Peninsula Jewish sports camp completes inaugural season

Nearly 100 campers from seven states and four countries came to Menlo College in Atherton for the inaugural summer of the JCC Maccabi Sports Camp. Three two-week sessions were held from June 17 through July 27 for kids from fourth through 10th grade.

Coach Zak Elfenbein runs Noah Nakisher through a drill. photo/jeff bayer

The first overnight Jewish sports camp on the West Coast combined individualized, one-on-one coaching with “learn[ing] about Jewish values, rituals and community building,” according to the website.

The camp was established by the Foundation for Jewish Camping, which received a joint grant of $8.6 million from the S.F.-based Jim Joseph Foundation and the Avi Chai Foundation to create four new specialty camps.

The others were an entrepreneur camp outside near Boulder, Colo., that taught kids skills to become innovators and leaders; a health and wellness camp in the Pocono Mountains that taught things such as yoga, self defense and culinary arts; and a science tech camp near Boston that explored robotics, video game design and environmental sciences.

Organizers said the camps enabled children who might have chosen a non-Jewish camp or other summer activities to instead connect with their Jewish identity.

As for the sports camp in Atherton, director Josh Steinharter said, “We want to not only help athletes develop individual skills, but learn what it means to be a strong member of the community by playing with respect.”

After morning exercises and breakfast, the campers split up into their core sports — which included basketball, baseball, soccer or tennis — for a two-hour period of drills and skill development.
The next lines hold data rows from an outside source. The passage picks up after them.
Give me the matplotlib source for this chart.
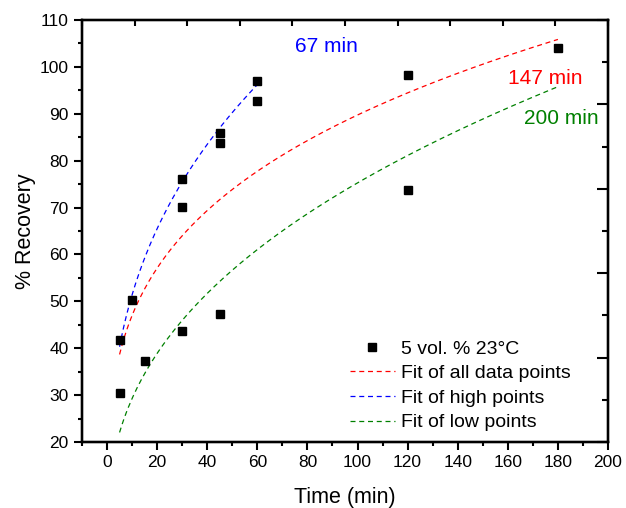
import numpy as np
import matplotlib
matplotlib.use("Agg")
import matplotlib.pyplot as plt
from matplotlib.ticker import MultipleLocator

plt.rcParams['font.family'] = ['Liberation Sans', 'DejaVu Sans']

# measured data
time_min = [5, 5, 10, 15, 30, 30, 30, 45, 45, 45, 60, 60, 120, 120, 180]
recovery = [41.7, 30.4, 50.2, 37.2, 76.0, 70.1, 43.6, 86.0, 83.8, 47.3, 97.0, 92.7, 98.3, 73.7, 104.0]

# power-law fits y = 100*(t/T)^b, T = time to 100 % recovery
fit_names = ["Fit of all data points", "Fit of high points", "Fit of low points"]
fit_T = [147, 67, 200]
fit_b = [0.281, 0.35, 0.41]
fit_tmax = [180, 60, 180]
fit_colors = ["#ff0000", "#0000ff", "#008000"]
fit_labels = ["147 min", "67 min", "200 min"]

W, H = 626, 508
fig = plt.figure(figsize=(W/100, H/100), dpi=100)
ax = fig.add_axes([82/W, 1-442/H, (608-82)/W, (442-20)/H])

ax.plot(time_min, recovery, 's', color='black', markersize=6, label="5 vol. % 23°C", zorder=3)
for name, T, b, tmax, c in zip(fit_names, fit_T, fit_b, fit_tmax, fit_colors):
    t = np.linspace(5, tmax, 200)
    ax.plot(t, 100*(t/T)**b, color=c, lw=0.9, linestyle=(0, (4, 3)), label=name)

ax.set_xlim(-10, 200)
ax.set_ylim(20, 110)
ax.xaxis.set_major_locator(MultipleLocator(20))
ax.xaxis.set_minor_locator(MultipleLocator(10))
ax.yaxis.set_major_locator(MultipleLocator(10))
ax.yaxis.set_minor_locator(MultipleLocator(5))
ax.tick_params(which='major', direction='out', length=6, width=1.5, labelsize=12.5)
ax.tick_params(which='minor', direction='out', length=3, width=1.5)
for s in ax.spines.values():
    s.set_linewidth(1.6)

ax.set_xlabel("Time (min)", fontsize=15.5, labelpad=12)
ax.set_ylabel("% Recovery", fontsize=15.5, labelpad=3)

# mirrored top/right axes (Origin style)
axt = ax.twiny()
axt.set_xlim(0, 10)
axt.xaxis.set_major_locator(MultipleLocator(1))
axt.tick_params(axis='x', direction='in', length=4, width=1.5, labeltop=False)
axr = ax.twinx()
axr.set_ylim(0, 10)
axr.yaxis.set_major_locator(MultipleLocator(2))
axr.yaxis.set_minor_locator(MultipleLocator(1))
axr.tick_params(axis='y', which='major', direction='in', length=8, width=1.5, labelright=False)
axr.tick_params(axis='y', which='minor', direction='in', length=4, width=1.5)
for a in (axt, axr):
    for s in a.spines.values():
        s.set_linewidth(1.6)

fig.text(326/W, 1-46/H, fit_labels[1], color=fit_colors[1], fontsize=15, ha='center', va='center')
fig.text(545/W, 1-79/H, fit_labels[0], color=fit_colors[0], fontsize=15, ha='center', va='center')
fig.text(561/W, 1-118/H, fit_labels[2], color=fit_colors[2], fontsize=15, ha='center', va='center')

leg = ax.legend(loc='upper left', bbox_to_anchor=(350/W, 1-340/H), bbox_transform=fig.transFigure,
                frameon=False, fontsize=14, handlelength=2.3, handletextpad=0.3,
                labelspacing=0.36, borderpad=0, borderaxespad=0)

fig.savefig("out.png", dpi=100)
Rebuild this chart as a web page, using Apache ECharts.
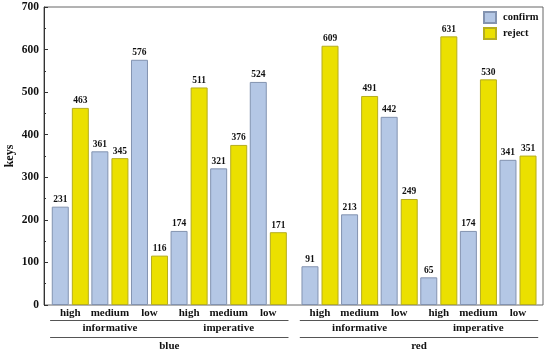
<!DOCTYPE html>
<html>
<head>
<meta charset="utf-8">
<script src="https://cdn.jsdelivr.net/npm/echarts@6/dist/echarts.min.js"></script>
<style>html,body{margin:0;padding:0;background:#fff;}#c{width:550px;height:354px;}</style>
</head>
<body>
<div id="c"></div>
<script>
const levels = ['high', 'medium', 'low', 'high', 'medium', 'low'];
const types = ['informative', 'imperative'];
const groups = ['blue', 'red'];
const blueConfirm = [231, 361, 576, 174, 321, 524];
const blueReject = [463, 345, 116, 511, 376, 171];
const redConfirm = [91, 213, 442, 65, 174, 341];
const redReject = [609, 491, 249, 631, 530, 351];
const yMin = 0, yMax = 700, yStep = 100;

const FONT = '"Liberation Serif","Times New Roman",serif';
const confirmStyle = { color: '#b4c7e5', borderColor: '#8393b0', borderWidth: 1 };
const rejectStyle = { color: '#ebe000', borderColor: '#b5ad20', borderWidth: 1 };
const lbl = { show: true, position: 'top', distance: 2, fontFamily: FONT, fontWeight: 'bold', fontSize: 9.5, color: '#111' };

const gridTop = 7, gridBottom = 49;
function catAxis(grid, data, offset, showLine, margin) {
  return {
    type: 'category', gridIndex: grid, data: data, position: 'bottom', offset: offset,
    axisLine: { show: showLine, lineStyle: { color: '#555', width: 1 } },
    axisTick: { show: false },
    axisLabel: { margin: margin, fontFamily: FONT, fontWeight: 'bold', fontSize: 11, color: '#111', interval: 0 },
    splitLine: { show: false }
  };
}
function hiddenY(grid) {
  return { type: 'value', gridIndex: grid, min: yMin, max: yMax, interval: yStep, show: false, splitLine: { show: false } };
}
function barSeries(name, xi, data, style) {
  return { name: name, type: 'bar', xAxisIndex: xi, yAxisIndex: xi === 1 || xi === 3 ? 1 : 2,
    data: data, itemStyle: style, label: lbl, barWidth: 17, barGap: '18%', emphasis: { disabled: true } };
}

const chart = echarts.init(document.getElementById('c'), null, { renderer: 'canvas' });
chart.setOption({
  animation: false,
  backgroundColor: '#fff',
  textStyle: { fontFamily: FONT },
  legend: {
    data: ['confirm', 'reject'], orient: 'vertical', left: 483, top: 11, padding: 0,
    icon: 'rect', itemWidth: 12, itemHeight: 11, itemGap: 3,
    textStyle: { fontFamily: FONT, fontWeight: 'bold', fontSize: 10.5, color: '#111', padding: [0, 0, 0, 2] }
  },
  grid: [
    { left: 44, right: 7, top: gridTop, bottom: gridBottom, show: true, borderColor: '#666', borderWidth: 1, backgroundColor: 'transparent', outerBoundsMode: 'none', containLabel: false },
    { left: 50.5, width: 237.6, top: gridTop, bottom: gridBottom, outerBoundsMode: 'none', containLabel: false },
    { left: 300.2, width: 237.6, top: gridTop, bottom: gridBottom, outerBoundsMode: 'none', containLabel: false }
  ],
  xAxis: [
    { type: 'value', gridIndex: 0, show: false, min: 0, max: 1 },
    catAxis(1, levels, 0, false, 3),
    catAxis(2, levels, 0, false, 3),
    catAxis(1, types, 15, true, 3),
    catAxis(2, types, 15, true, 3),
    catAxis(1, [groups[0]], 32, true, 4),
    catAxis(2, [groups[1]], 32, true, 4)
  ],
  yAxis: [
    {
      type: 'value', gridIndex: 0, min: yMin, max: yMax, interval: yStep,
      name: 'keys', nameLocation: 'middle', nameGap: 28, nameRotate: 90, nameMoveOverlap: false,
      nameTextStyle: { fontFamily: FONT, fontWeight: 'bold', fontSize: 12, color: '#111' },
      axisLine: { show: true, lineStyle: { color: '#333', width: 1 } },
      axisTick: { show: true, inside: true, length: 4, lineStyle: { color: '#333' } },
      minorTick: { show: true, splitNumber: 2, length: 2, lineStyle: { color: '#333' } },
      axisLabel: { margin: 5, fontFamily: FONT, fontWeight: 'bold', fontSize: 11.5, color: '#111' },
      splitLine: { show: false }
    },
    hiddenY(1),
    hiddenY(2)
  ],
  series: [
    barSeries('confirm', 1, blueConfirm, confirmStyle),
    barSeries('reject', 1, blueReject, rejectStyle),
    barSeries('confirm', 2, redConfirm, confirmStyle),
    barSeries('reject', 2, redReject, rejectStyle)
  ]
});
</script>
</body>
</html>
After lunch, the campers engaged in an elective  such as the Israeli dodgeball game Gaga or Ultimate Frisbee. Then the campers returned to their core sports for 90 minutes of scrimmages and games.

Former major leaguer Shawn Green gives tips to campers. photo/facebook

At night, all of the campers came together for sports and typical Jewish camp programming, such as making tie-dye shirts. One night the counselors dressed up as Jewish sports heroes such as Hank Greenberg and Mark Spitz. The campers talked to the “superstars” to learn about what character traits make a quality athlete.

Joel Swedlove, the program director and basketball coach at the camp, and Steinharter brought a special guest to each of the camp’s two-week sessions. The first was a biggie: former major leaguer Shawn Green, who hit 328 home runs in a 15-year career mainly with the Toronto Blue Jays and Los Angeles Dodgers.

“He taught the kids a mental approach to the game,” Steinharter said, “and to be good athletes.” And he also signed a bunch of autographs, of course.

Aimee Jose, whose two daughters attended the sports camp, raved about their experiences. Her 9-year-old daughter Beanie already plays soccer, but she wanted to improve her skills. “She wants to go into club soccer, and camp helped her,” Jose said. “She has now shown us a level of commitment, so we’re letting her try out for club soccer.”

Jose said the camp exceeded her expectations. “There was nothing the kids didn’t like,” she said.

She also liked how the camp and its activities, such as outdoor Friday night Shabbat services, strengthened her daughters’ Jewish identity.

“My kids are interfaith and interracial — my husband is Filipino — so it was great for them to be exposed to all kinds of Jewish kids,” she said. “They came back singing songs that they didn’t know before. They came home with a stronger identity.”

Steinharter and Swedlove said they want to double the number of campers for next summer while also maintaining the high level of personal attention and one-on-one coaching.